Views On Ramakrishna - Tantra Sadhana

Tantra Sadhana

Different views on Ramakrishna's tantric sadhana have been expressed. The Tantra sadhana consisted of the "right-handed path" consisting of Kularnava, Mahanirvana and Kamalakala Vilasa involving celibate vegetarian lifestyle, japa, breath control, concentration, meditation and a set of heterodox practices which include but are not limited to the Vamachara—termed as "left-handed path", which involves drinking wine, eating meat, and sexual intercourse. Depending on an aspirant's disposition, Tantra prescribes a particular method for spiritual practice. In general, the Tantras classify people into three major groups pasu (animal), vira (hero), divya (godlike). According to Saradananda, Ramakrishna was in the vira stage during the practice of vamachara. Elizabeth U. Harding writes that the Tantra practices are aimed at rousing the Kundalini and peircing the six chakras. Harding argues that Tantra is one of the paths for God-realization and cannot be branded as sensualism.

Christopher Isherwood writes that the object of the tantrik disciplines is "to see, behind all phenomena, the presence of God and to overcome the obstacles to this insight — attraction and aversion". Further Isherwood argues that words which normally carry sensual associations suggested higher meanings to Ramakrishna in his exalted state. For example, the word yoni, which normally means the female sex-organ, would mean for him the divine source of creation. According to Isherwood, for Ramakrishna the most unconditionally obscene words were sacred to him as the vocabulary of the scriptures during the tantra sadhana. Religious scholars note that the word linga represented purusha, and yoni represented prakriti.

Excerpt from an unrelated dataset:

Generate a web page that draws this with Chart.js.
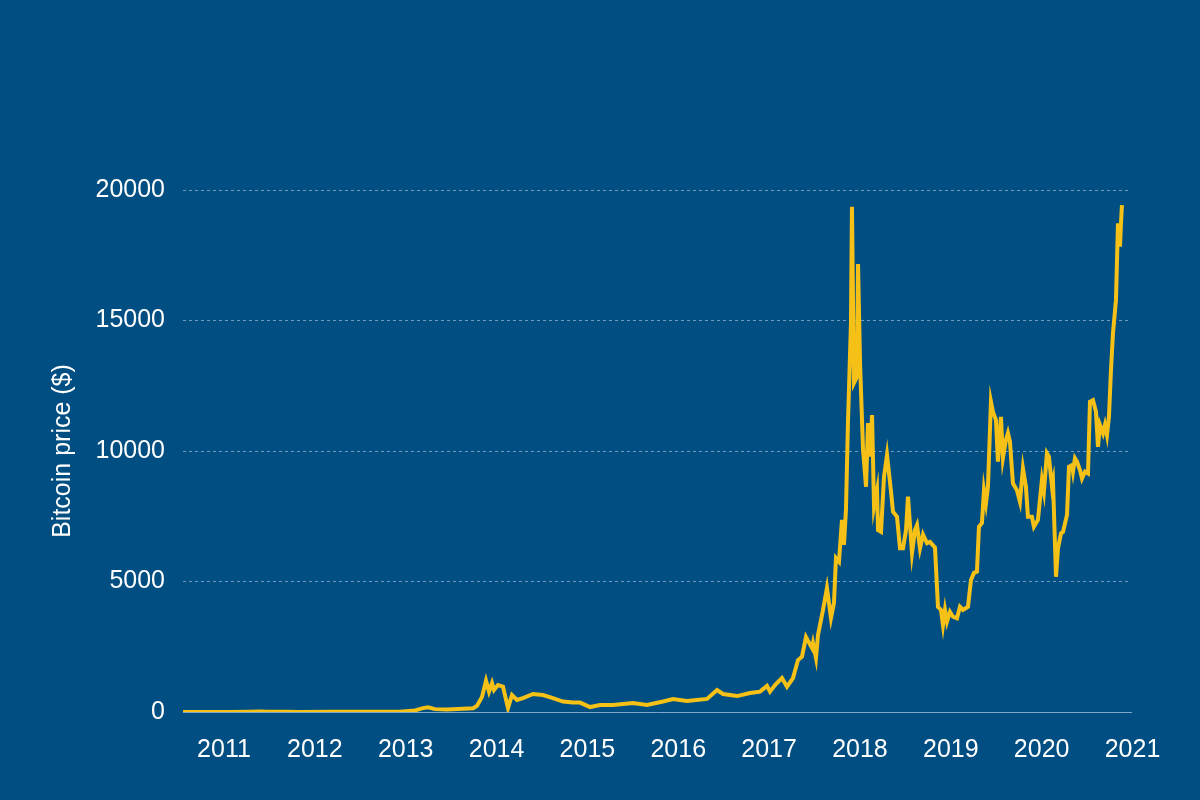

Neevel argues that some of Ramakrishna's followers tend to be apologetic about his taking up tantric practices because of the eroticism that has discredited tantric schools in general and those of Bengal in particular. Neevel argues that the influence of tantra on this spiritual development is underestimated. Ramchandra Datta one of the early biographers of Ramakrishna is reported to have said, "We have heard many tales of the Brahmani but we hesitate to divulge them to the public."

In Kali's Child, Jeffery Kripal argues that "Ramakrishna's world, then, was a Tantric world". Kripal further argues that Ramakrishna's Tantric practices were "omnipresent, defining virtually every point along Ramakrishna's spiritual development." Amiya P.Sen writes that "it is really difficult to separate the Tantrik Ramakrishna from the Vedantic", since Vedanta and Tantra "may appear to be differ in some respects", but they also "share some important postulates between them".